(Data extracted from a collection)
-------------------------
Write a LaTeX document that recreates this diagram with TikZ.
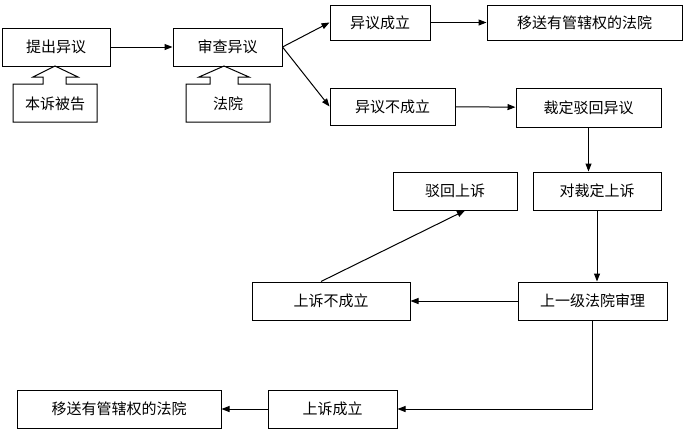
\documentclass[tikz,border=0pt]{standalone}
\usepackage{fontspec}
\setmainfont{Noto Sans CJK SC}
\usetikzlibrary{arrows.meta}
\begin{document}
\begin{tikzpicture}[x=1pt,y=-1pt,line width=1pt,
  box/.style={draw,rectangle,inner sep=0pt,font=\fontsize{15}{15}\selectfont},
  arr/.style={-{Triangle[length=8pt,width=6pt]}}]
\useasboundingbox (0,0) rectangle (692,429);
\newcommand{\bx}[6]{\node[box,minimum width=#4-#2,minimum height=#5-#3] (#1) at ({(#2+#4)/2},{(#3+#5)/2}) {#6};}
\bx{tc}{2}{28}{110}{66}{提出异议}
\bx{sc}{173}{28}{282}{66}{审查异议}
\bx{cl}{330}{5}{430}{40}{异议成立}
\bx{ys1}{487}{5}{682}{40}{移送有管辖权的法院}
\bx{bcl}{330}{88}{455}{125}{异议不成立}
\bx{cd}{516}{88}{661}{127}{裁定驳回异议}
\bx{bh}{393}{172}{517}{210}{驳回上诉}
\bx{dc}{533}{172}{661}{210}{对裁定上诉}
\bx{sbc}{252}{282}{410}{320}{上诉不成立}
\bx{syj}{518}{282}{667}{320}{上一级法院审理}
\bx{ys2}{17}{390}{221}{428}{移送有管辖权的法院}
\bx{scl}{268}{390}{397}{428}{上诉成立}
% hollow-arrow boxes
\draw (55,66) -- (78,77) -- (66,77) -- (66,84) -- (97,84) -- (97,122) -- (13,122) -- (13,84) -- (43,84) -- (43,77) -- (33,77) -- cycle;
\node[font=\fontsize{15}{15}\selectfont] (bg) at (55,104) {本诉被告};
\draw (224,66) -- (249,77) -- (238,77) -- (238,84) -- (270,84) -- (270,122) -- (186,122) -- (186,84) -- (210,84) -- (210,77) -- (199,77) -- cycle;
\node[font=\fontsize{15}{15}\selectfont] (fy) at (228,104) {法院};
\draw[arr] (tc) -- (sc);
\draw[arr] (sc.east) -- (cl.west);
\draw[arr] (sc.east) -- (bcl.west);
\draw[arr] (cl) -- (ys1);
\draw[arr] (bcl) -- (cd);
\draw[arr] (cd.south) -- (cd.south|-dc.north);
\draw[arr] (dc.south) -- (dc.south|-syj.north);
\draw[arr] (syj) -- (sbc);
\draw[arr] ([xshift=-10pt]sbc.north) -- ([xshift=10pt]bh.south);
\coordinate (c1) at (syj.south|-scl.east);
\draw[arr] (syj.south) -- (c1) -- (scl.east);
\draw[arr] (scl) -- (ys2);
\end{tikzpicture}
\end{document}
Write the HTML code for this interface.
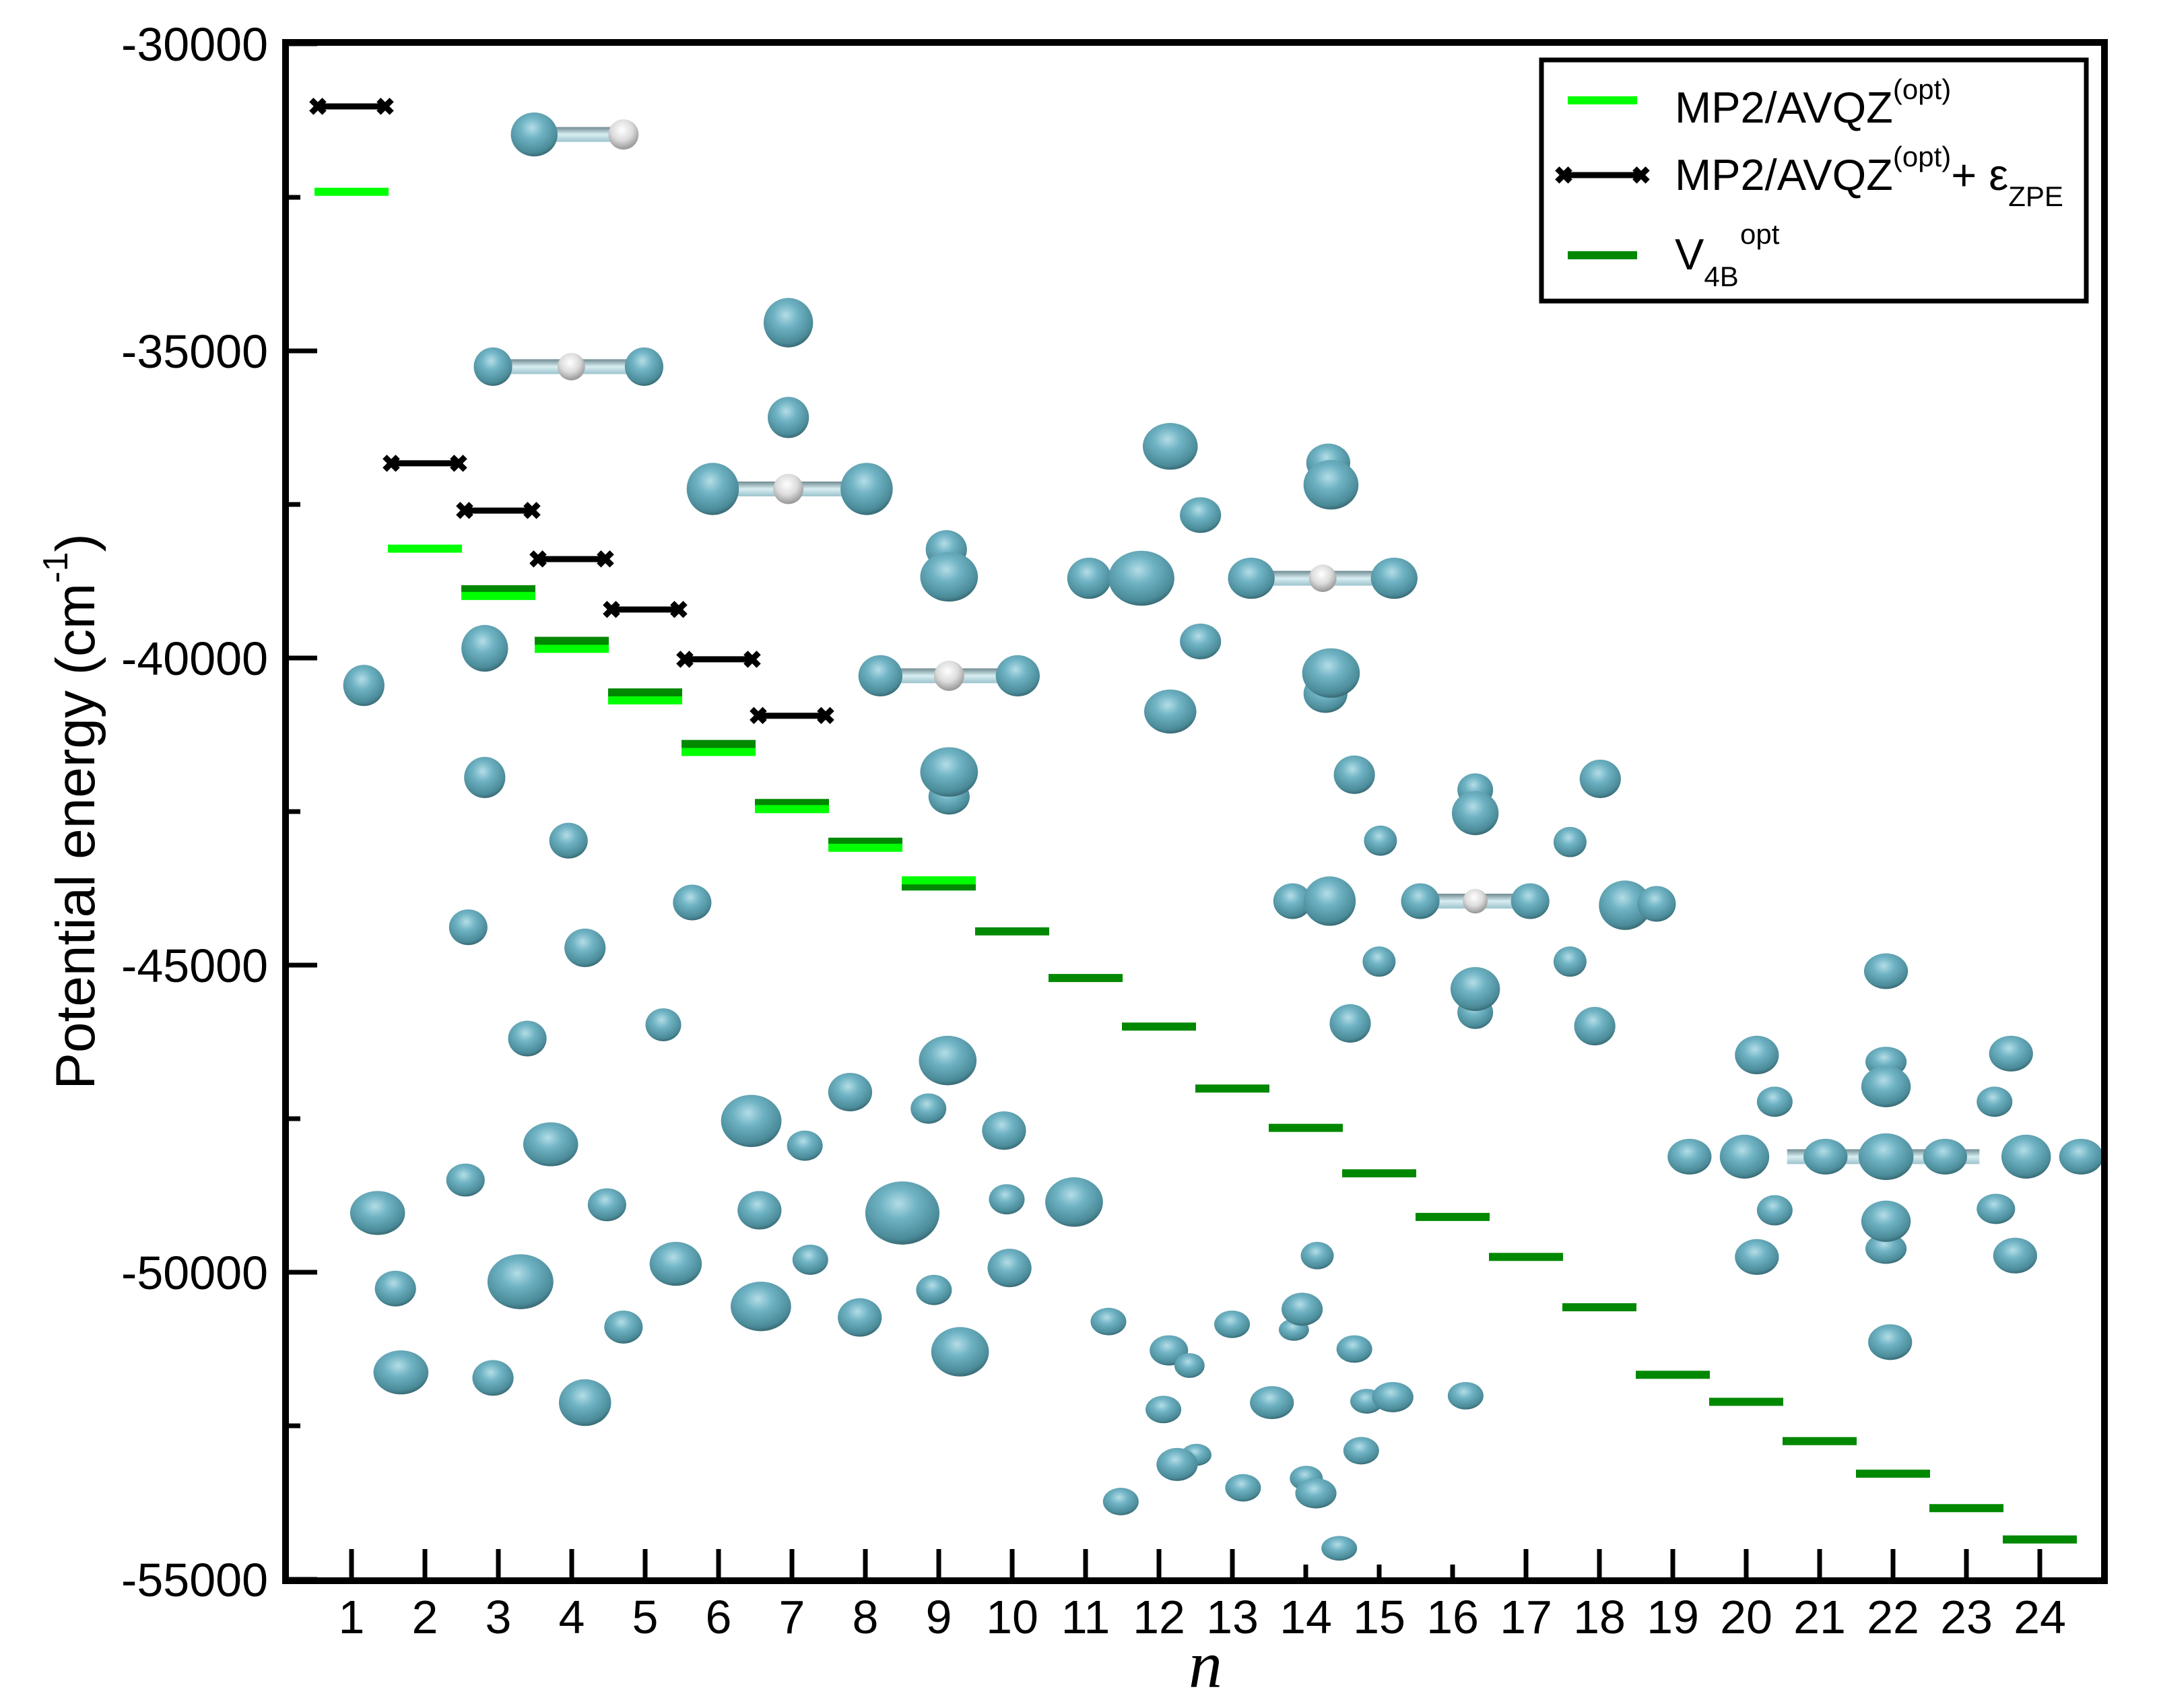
-------------------------
__Exercise requirements__.
Locate all lines in the listing above with the word "this" and copy them.

__Correct answer__.
Write a LaTeX document that recreates this diagram with TikZ.
Write the HTML code for this interface.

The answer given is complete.